## Written exercise
Begin with the first line of the material and write out each line exactly, ending with the line that contains "const GRID = '#22ee22';". Pictures are not part of the copy.

## Source excerpt
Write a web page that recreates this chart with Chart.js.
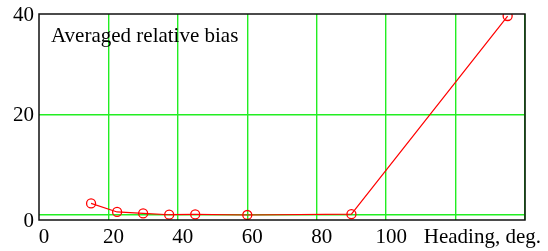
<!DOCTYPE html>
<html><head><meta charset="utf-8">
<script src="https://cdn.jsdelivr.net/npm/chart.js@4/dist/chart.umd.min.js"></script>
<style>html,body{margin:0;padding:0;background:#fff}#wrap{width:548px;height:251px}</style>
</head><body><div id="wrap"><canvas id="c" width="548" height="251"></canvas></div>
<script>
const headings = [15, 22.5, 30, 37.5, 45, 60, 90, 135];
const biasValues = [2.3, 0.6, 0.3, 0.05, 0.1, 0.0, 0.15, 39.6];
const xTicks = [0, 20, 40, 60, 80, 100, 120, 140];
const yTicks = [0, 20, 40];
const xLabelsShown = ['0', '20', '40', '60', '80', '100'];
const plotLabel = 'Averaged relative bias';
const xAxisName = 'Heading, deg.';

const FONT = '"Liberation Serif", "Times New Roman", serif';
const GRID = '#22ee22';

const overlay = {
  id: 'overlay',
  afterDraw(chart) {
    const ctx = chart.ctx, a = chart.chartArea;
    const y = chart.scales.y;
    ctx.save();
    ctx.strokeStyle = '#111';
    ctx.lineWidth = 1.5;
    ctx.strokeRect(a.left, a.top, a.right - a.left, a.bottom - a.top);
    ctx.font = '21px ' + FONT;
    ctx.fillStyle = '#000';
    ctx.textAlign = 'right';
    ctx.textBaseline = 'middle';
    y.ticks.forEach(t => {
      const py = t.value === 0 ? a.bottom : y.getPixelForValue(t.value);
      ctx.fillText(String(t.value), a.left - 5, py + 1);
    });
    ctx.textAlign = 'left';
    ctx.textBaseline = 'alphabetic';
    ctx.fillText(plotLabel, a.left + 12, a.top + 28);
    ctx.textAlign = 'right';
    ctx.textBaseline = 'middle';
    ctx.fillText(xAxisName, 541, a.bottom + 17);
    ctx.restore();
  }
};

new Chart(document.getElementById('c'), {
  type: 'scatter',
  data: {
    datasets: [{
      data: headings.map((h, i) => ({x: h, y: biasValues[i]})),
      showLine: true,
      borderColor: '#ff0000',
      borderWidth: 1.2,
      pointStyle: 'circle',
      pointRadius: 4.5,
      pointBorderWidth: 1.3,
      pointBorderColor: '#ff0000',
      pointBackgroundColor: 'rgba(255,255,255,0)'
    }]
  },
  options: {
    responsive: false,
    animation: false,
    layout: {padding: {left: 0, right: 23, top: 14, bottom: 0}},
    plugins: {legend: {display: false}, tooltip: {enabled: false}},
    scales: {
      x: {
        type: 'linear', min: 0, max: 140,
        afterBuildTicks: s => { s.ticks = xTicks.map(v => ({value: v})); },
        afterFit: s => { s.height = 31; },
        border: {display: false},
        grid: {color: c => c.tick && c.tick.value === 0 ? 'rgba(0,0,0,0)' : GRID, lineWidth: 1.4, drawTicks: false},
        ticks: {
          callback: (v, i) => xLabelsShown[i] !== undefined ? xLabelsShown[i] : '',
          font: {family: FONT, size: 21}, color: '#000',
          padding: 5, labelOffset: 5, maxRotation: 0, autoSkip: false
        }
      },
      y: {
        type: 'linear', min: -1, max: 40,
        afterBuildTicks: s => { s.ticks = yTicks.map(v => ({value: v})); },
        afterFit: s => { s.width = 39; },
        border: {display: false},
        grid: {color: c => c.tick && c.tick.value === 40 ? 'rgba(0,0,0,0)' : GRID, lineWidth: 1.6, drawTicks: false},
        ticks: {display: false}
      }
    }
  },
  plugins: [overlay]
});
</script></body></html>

## In response
Write a web page that recreates this chart with Chart.js.
<!DOCTYPE html>
<html><head><meta charset="utf-8">
<script src="https://cdn.jsdelivr.net/npm/chart.js@4/dist/chart.umd.min.js"></script>
<style>html,body{margin:0;padding:0;background:#fff}#wrap{width:548px;height:251px}</style>
</head><body><div id="wrap"><canvas id="c" width="548" height="251"></canvas></div>
<script>
const headings = [15, 22.5, 30, 37.5, 45, 60, 90, 135];
const biasValues = [2.3, 0.6, 0.3, 0.05, 0.1, 0.0, 0.15, 39.6];
const xTicks = [0, 20, 40, 60, 80, 100, 120, 140];
const yTicks = [0, 20, 40];
const xLabelsShown = ['0', '20', '40', '60', '80', '100'];
const plotLabel = 'Averaged relative bias';
const xAxisName = 'Heading, deg.';

const FONT = '"Liberation Serif", "Times New Roman", serif';
const GRID = '#22ee22';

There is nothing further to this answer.